A travessia entre a Ilha de Santa Catarina e o continente era feita em barcos, bateiras e balsas (Ilustra Domingos Fossari/Reprodução do livro Florianópolis de Ontem, 1978)
Uma das personagens folclóricas era conhecida como ‘Manoel Cheiroso’. Sem emprego fixo, gostava de beber uma cachacinha e vivia às custas do cunhado, Elizeu di Bernardi, grande atacadista de carne e fornecedor exclusivo do mercado público de Florianópolis (hoje nome de rua importante em São José).

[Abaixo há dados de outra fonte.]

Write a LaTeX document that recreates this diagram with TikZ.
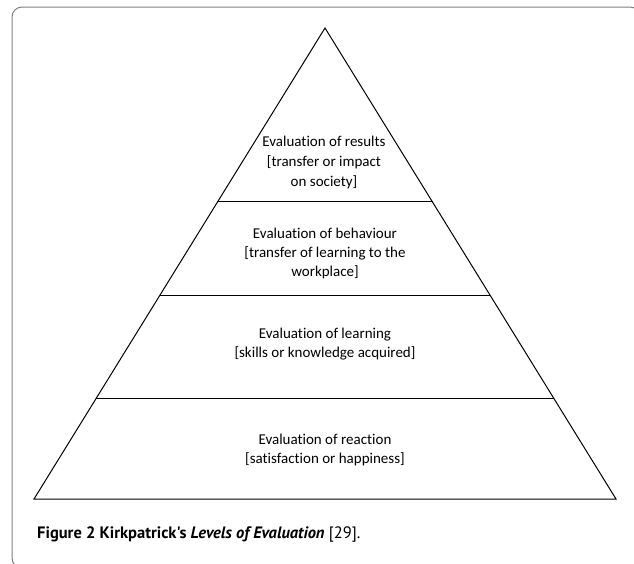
\documentclass[tikz,border=0pt]{standalone}
\usepackage{fontspec}
\setmainfont[Ligatures={NoCommon}]{Carlito}
\newfontfamily\capfont{PT Sans}
\usetikzlibrary{positioning,calc}

\begin{document}
\begin{tikzpicture}[x=1pt, y=-1pt,
      level/.style={align=center, font=\fontsize{15}{19}\selectfont, inner sep=0pt},
      pyramid/.style={line width=1pt, black}]

      \useasboundingbox (0,0) rectangle (634,563);

      % Frame around the figure
      \begin{scope}
          \clip (0,0) rectangle (634,563);
          \draw[gray, line width=1pt, rounded corners=10pt] (12,7) rectangle (640,568);
      \end{scope}

      % Corners of the pyramid
      \coordinate (apex) at (325,28);
      \coordinate (leftbase) at (34,499);
      \coordinate (rightbase) at (616,499);

      % Draw the pyramid outline
      \draw[pyramid, line join=miter] (apex) -- (leftbase) -- (rightbase) -- cycle;

      % Draw the level dividers
      \foreach \t/\name in {0.3694/one, 0.5669/two, 0.7856/three} {
          \draw[pyramid] ($(apex)!\t!(leftbase)$) coordinate (\name-l)
              -- ($(apex)!\t!(rightbase)$) coordinate (\name-r);
      }

      % Labels of the four levels
      \node(results)[level] at (324,162) {Evaluation of results\\[1pt] {[}transfer or impact\\[1pt] on society{]}};
      \node(behaviour)[level] at (325,253) {Evaluation of behaviour\\ {[}transfer of learning to the\\ workplace{]}};
      \node(learning)[level] at (325,344) {Evaluation of learning\\ {[}skills or knowledge acquired{]}};
      \node(reaction)[level] at (325,450) {Evaluation of reaction\\ {[}satisfaction or happiness{]}};

      % Caption below the pyramid
      \node(caption)[anchor=west, inner sep=0pt, font=\capfont\fontsize{16.5}{20}\selectfont] at (37,534)
          {\textbf{Figure 2 Kirkpatrick's \textit{Levels of Evaluation}} [29].};

\end{tikzpicture}
\end{document}
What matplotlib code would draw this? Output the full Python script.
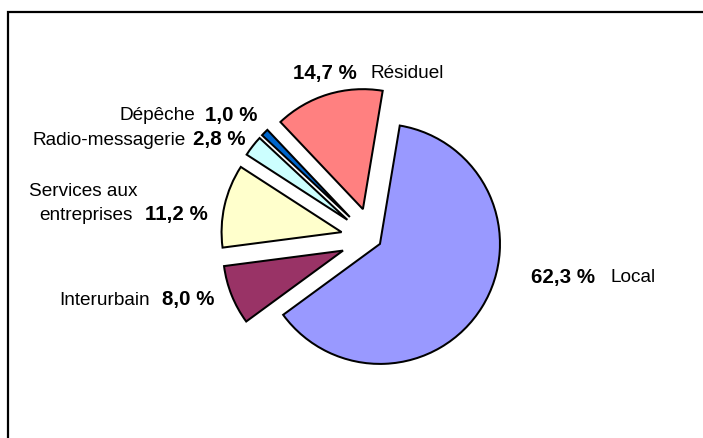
import matplotlib
matplotlib.use("Agg")
import matplotlib.pyplot as plt
from matplotlib.patches import Rectangle

plt.rcParams['font.family'] = ['Liberation Sans', 'DejaVu Sans']

# Data
categories = ["Local", "Interurbain", "Services aux\nentreprises", "Radio-messagerie", "Dépêche", "Résiduel"]
shares = [62.3, 8.0, 11.2, 2.8, 1.0, 14.7]
share_labels = ["62,3 %", "8,0 %", "11,2 %", "2,8 %", "1,0 %", "14,7 %"]
colors = ["#9999FF", "#993366", "#FFFFCC", "#CCFFFF", "#0066CC", "#FF8080"]
explode = [0.078, 0.26, 0.26, 0.26, 0.26, 0.26]

W, H = 703, 438
fig = plt.figure(figsize=(W / 100, H / 100), dpi=100)
ax = fig.add_axes([0, 0, 1, 1])

# pie geometry in pixel units (radius 120 px, centre at (372, 239) from top-left)
R = 120.0
cx, cy = 372.0, 239.0
ax.pie(shares, explode=explode, colors=colors, startangle=80.5, counterclock=False,
       radius=1, center=(0, 0), normalize=True,
       wedgeprops=dict(edgecolor='black', linewidth=1.45, joinstyle='miter'))
ax.set_xlim((0 - cx) / R, (W - cx) / R)
ax.set_ylim(-(H - cy) / R, cy / R)
ax.set_aspect('auto')
ax.axis('off')

# frame (only top and left edges visible)
fig.patches.append(Rectangle((8 / W, -0.2), 1.5, 1 - 11.5 / H + 0.2, transform=fig.transFigure,
                             fill=False, edgecolor='black', linewidth=1.6))

FS_REG = 13.7
FS_BOLD = 14.8

def put(x, y, s, bold=False):
    fig.text(x / W, 1 - y / H, s, fontsize=FS_BOLD if bold else FS_REG,
             fontweight='bold' if bold else 'normal',
             ha='left', va='baseline', color='black')

# Résiduel
put(293, 78.5, share_labels[5], True)
put(371, 78.5, "Résiduel")
# Dépêche
put(119, 120.5, "Dépêche")
put(205, 120.5, share_labels[4], True)
# Radio-messagerie
put(33, 145, "Radio-messagerie")
put(193, 145, share_labels[3], True)
# Services aux entreprises
put(29, 196, "Services aux")
put(39, 220, "entreprises")
put(145, 220, share_labels[2], True)
# Interurbain
put(59, 305, "Interurbain")
put(162, 305, share_labels[1], True)
# Local
put(531, 282.5, share_labels[0], True)
put(610, 282.5, "Local")

fig.savefig("out.png", dpi=100, facecolor='white')
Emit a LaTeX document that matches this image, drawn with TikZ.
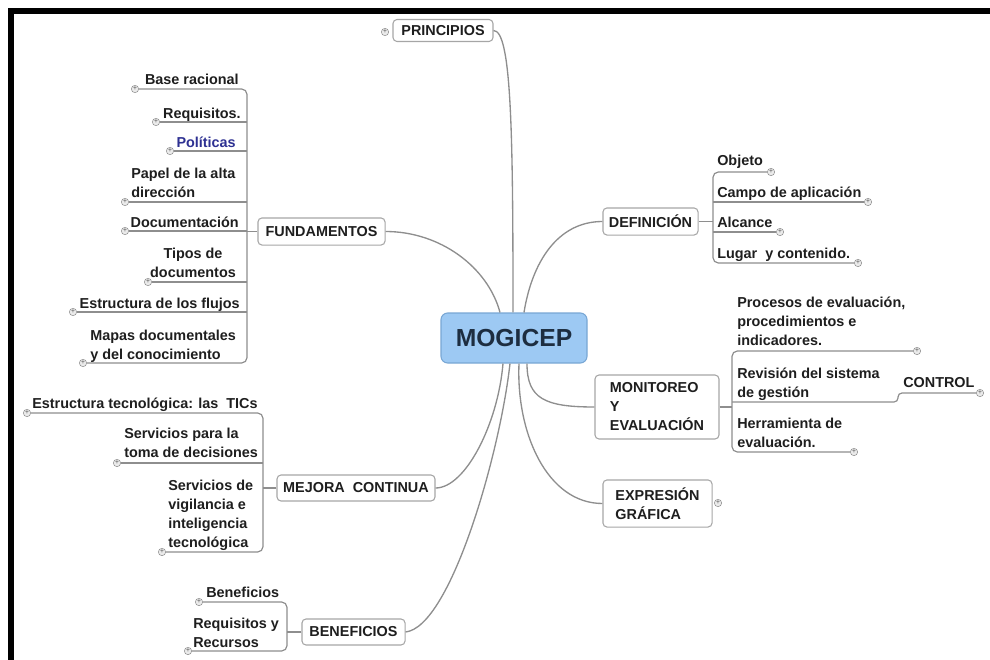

Uma vez Cheiroso foi levar a bagagem de um viajante até as lanchas que faziam a travessia, mas uma das malas não coube na embarcação e ficou sob a guarda do Manoel. Em Florianópolis, o homem foi preso pela polícia, suspeito de ter dado um desfalque em um banco em São Paulo.
Ninguém apareceu para reivindicar a bagagem. Conta-se que Manoel Cheiroso descobriu que havia dinheiro na mala e pediu a um amigo que o guardasse. Esse, de uma hora para a outra, se tornou um homem rico e o Cheiroso continuou fazendo biscates e dependendo do cunhado para viver.
A ‘coronela’ eleitoral
Dona Luluda, como era conhecida dona Maria de Lourdes da Costa Vaz, vinha de famílias tradicionais de Lages e de São José, onde o pai, João Vaz Sobrinho, foi conselheiro (vereador). Entre os anos de 1930 a 1960, o PSD (Partido Social Democrata) não perdeu nenhuma eleição no Estreito graças a ela. Na véspera das eleições a casa dela ficava lotada de pessoas para receber roupas, sapatos, tijolos, tábuas, ou qualquer outra coisa que pudesse ser “trocada” por votos.
A história mais interessante sobre o controle do “curral eleitoral” foi a disputa da Prefeitura nas eleições de 1954, quando o radialista Manoel Menezes era o candidato “imbatível”. No dia do pleito, dona Luluda colocou vários caminhões nas ruas da cidade (Estreito e Ilha) buscando eleitores de Menezes para levá-los às sessões eleitorais. “[Os caminhões] já lotados, rodaram, rodaram e rodaram e só trouxeram os eleitores de volta quando a votação estava encerrada”.
O livro é uma crônica interessante sobre o nascimento, infância e fase adulta de uma região que hoje tem uma alta taxa de densidade demográfica, comércio bem variado e uma vida noturna agitada.